I love issue 13 of The Sandman. In “Men of Good Fortune” we take a break from the main narrative of volume 2 Doll’s House; a much needed reprieve before the rollercoaster of horror we’ll face in issue 14. Instead we see snippets of a White Horse tavern in England where every hundred years Dream meets with Robert Gadling, a man who simply refuses to die. Each time we are treated to a change in scenery as, even though it’s the same tavern, over the course of some 600 years, the tavern changes with the time, along with its customers, their fashions and aesthetics.
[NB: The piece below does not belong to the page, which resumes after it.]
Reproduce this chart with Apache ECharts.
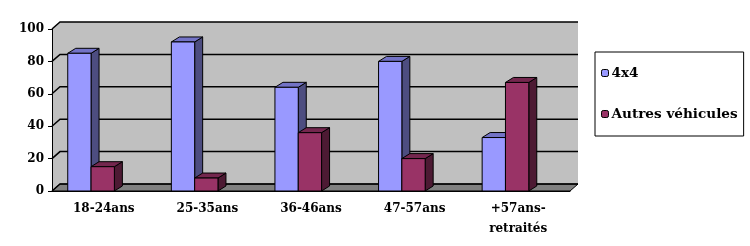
<!DOCTYPE html>
<html><head><meta charset="utf-8">
<script src="https://cdn.jsdelivr.net/npm/echarts@6/dist/echarts.min.js"></script>
<style>html,body{margin:0;padding:0;background:#fff}#c{width:750px;height:246px}</style>
</head><body><div id="c"></div>
<script>
const categories = ['18-24ans', '25-35ans', '36-46ans', '47-57ans', '+57ans-\nretraités'];
const values4x4 = [85, 92, 64, 80, 33];
const valuesAutres = [15, 8, 36, 20, 67];
const yTicks = [0, 20, 40, 60, 80, 100];
const seriesNames = ['4x4', 'Autres véhicules'];

const FONT = 'DejaVu Serif';
const WALL_DX = 8, WALL_DY = -7;
const BAR_DX = 8, BAR_DY = -5;

function wallRender(params, api) {
  const cs = params.coordSys;
  const x0 = cs.x, x1 = cs.x + cs.width, yT = cs.y, yB = cs.y + cs.height;
  const ch = [];
  ch.push({type: 'polygon', shape: {points: [[x0, yT], [x0 + WALL_DX, yT + WALL_DY], [x0 + WALL_DX, yB + WALL_DY], [x0, yB]]}, style: {fill: '#C0C0C0'}});
  ch.push({type: 'rect', shape: {x: x0 + WALL_DX, y: yT + WALL_DY, width: cs.width, height: cs.height}, style: {fill: '#C0C0C0'}});
  ch.push({type: 'polygon', shape: {points: [[x0, yB], [x1, yB], [x1 + WALL_DX, yB + WALL_DY], [x0 + WALL_DX, yB + WALL_DY]]}, style: {fill: '#808080', stroke: '#000', lineWidth: 1}});
  yTicks.forEach(function (v) {
    const yf = api.coord([0, v])[1];
    ch.push({type: 'polyline', shape: {points: [[x0, yf], [x0 + WALL_DX, yf + WALL_DY], [x1 + WALL_DX, yf + WALL_DY]]}, style: {stroke: '#000', lineWidth: 1.5, fill: null}});
  });
  return {type: 'group', children: ch};
}

function makeBarRender(idx, front, top, side) {
  return function (params, api) {
    const i = api.value(0), v = api.value(1);
    const band = api.size([1, 0])[0];
    const c0 = api.coord([i, 0]);
    const c1 = api.coord([i, v]);
    const w = band * 0.225;
    const L = c0[0] - band * 0.348 + idx * w;
    const R = L + w;
    const y0 = c0[1], y1 = c1[1];
    const st = {stroke: '#000', lineWidth: 1, lineJoin: 'miter'};
    return {type: 'group', children: [
      {type: 'polygon', shape: {points: [[R, y1], [R + BAR_DX, y1 + BAR_DY], [R + BAR_DX, y0 + BAR_DY], [R, y0]]}, style: Object.assign({fill: side}, st)},
      {type: 'polygon', shape: {points: [[L, y1], [L + BAR_DX, y1 + BAR_DY], [R + BAR_DX, y1 + BAR_DY], [R, y1]]}, style: Object.assign({fill: top}, st)},
      {type: 'rect', shape: {x: L, y: y1, width: w, height: y0 - y1}, style: Object.assign({fill: front}, st)}
    ]};
  };
}

const chart = echarts.init(document.getElementById('c'), null, {renderer: 'canvas'});
chart.setOption({
  animation: false,
  backgroundColor: '#fff',
  grid: {left: 52, right: 180, top: 29, bottom: 55},
  legend: {
    orient: 'vertical', left: 595, top: 52,
    padding: [14, 6, 15, 6], itemGap: 27,
    itemWidth: 7, itemHeight: 7, itemStyle: {borderColor: '#000', borderWidth: 1},
    borderColor: '#000', borderWidth: 1,
    textStyle: {fontFamily: FONT, fontWeight: 'bold', fontSize: 13.6, color: '#000', lineHeight: 14, padding: [0, 0, 0, -2]},
    data: seriesNames
  },
  xAxis: {
    type: 'category', data: categories, z: 10,
    axisLine: {lineStyle: {color: '#000', width: 1}},
    axisTick: {length: 5, lineStyle: {color: '#000'}},
    axisLabel: {fontFamily: FONT, fontWeight: 'bold', fontSize: 12, color: '#000', margin: 8, lineHeight: 20, interval: 0}
  },
  yAxis: {
    type: 'value', min: 0, max: 100, interval: 20, z: 10,
    axisLine: {show: true, lineStyle: {color: '#000', width: 1}},
    axisTick: {show: true, length: 4, lineStyle: {color: '#000'}},
    axisLabel: {fontFamily: FONT, fontWeight: 'bold', fontSize: 12, color: '#000', margin: 8},
    splitLine: {show: false}
  },
  series: [
    {type: 'custom', name: 'wall', z: 1, clip: false, silent: true, renderItem: wallRender, data: [[0, 0]]},
    {type: 'custom', name: seriesNames[0], z: 2, clip: false, itemStyle: {color: '#9999FF'},
     renderItem: makeBarRender(0, '#9999FF', '#7373C6', '#4D4D80'),
     data: values4x4.map(function (v, i) { return [i, v]; })},
    {type: 'custom', name: seriesNames[1], z: 3, clip: false, itemStyle: {color: '#993366'},
     renderItem: makeBarRender(1, '#993366', '#74274E', '#4D1A33'),
     data: valuesAutres.map(function (v, i) { return [i, v]; })}
  ]
});
</script></body></html>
The background dialogue from the tavern customers also tell of us the continued political strifes and struggles that the everyman has to face – the latest being “Thatcher’s bloody poll tax”. So while my re-reading of Sandman has focused on portraits, the issue operates as a series of portraits in itself.
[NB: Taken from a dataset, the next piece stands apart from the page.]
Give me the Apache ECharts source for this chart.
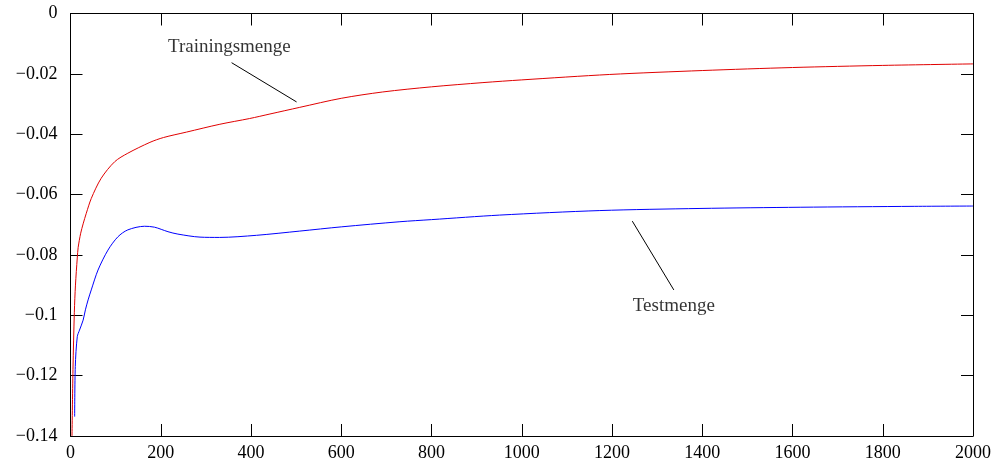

That being said, there IS one illustrated portrait within the issue: a miniature painting of Robert Gadling’s wife and new born son, which Robert shows to Dream with evident pride stating, “this is what I always dreamed heaven would be like, way back. It’s safe to walk the streets, enough food, and good wine. Life is so rich.”
When next we see Robert a 100 years later, nearly thrown out of the tavern for looking like a homeless drunkard, it’s clear life hasn’t treated him so well. His wife died in childbirth, his son in a tavern brawl, and Robert was set upon by angry villagers suspicious of his immortality and charging him of witchcraft. Robert pawned the portraiture of his family 40 years ago for food, and tells Dream, “I hated every second of the last eighty years. Every bloody second.” But when Dream asks if he wishes to die, Robert responds, “Are you crazy? […] I got so much to live for.” It’s an odd but striking sentiment. Homeless, with a dead wife and son. What can he possibly have to live for? Although the fact that he pawned their portrait might indicate that he didn’t value their lives too highly. But I wonder… I wonder if he pawned their portraits so he WOULDN’T dwell on their memories. So that he could move on and keep living, instead of being haunted by their pictures. How else would a man keep living 600+ years through sheer will alone?
And it also makes me wonder, who would have that drive, to keep living, keep surviving, despite all else? Robert’s been through so many ups and downs and he doesn’t seem to resent a second of living. I doubt I would have the same stamina.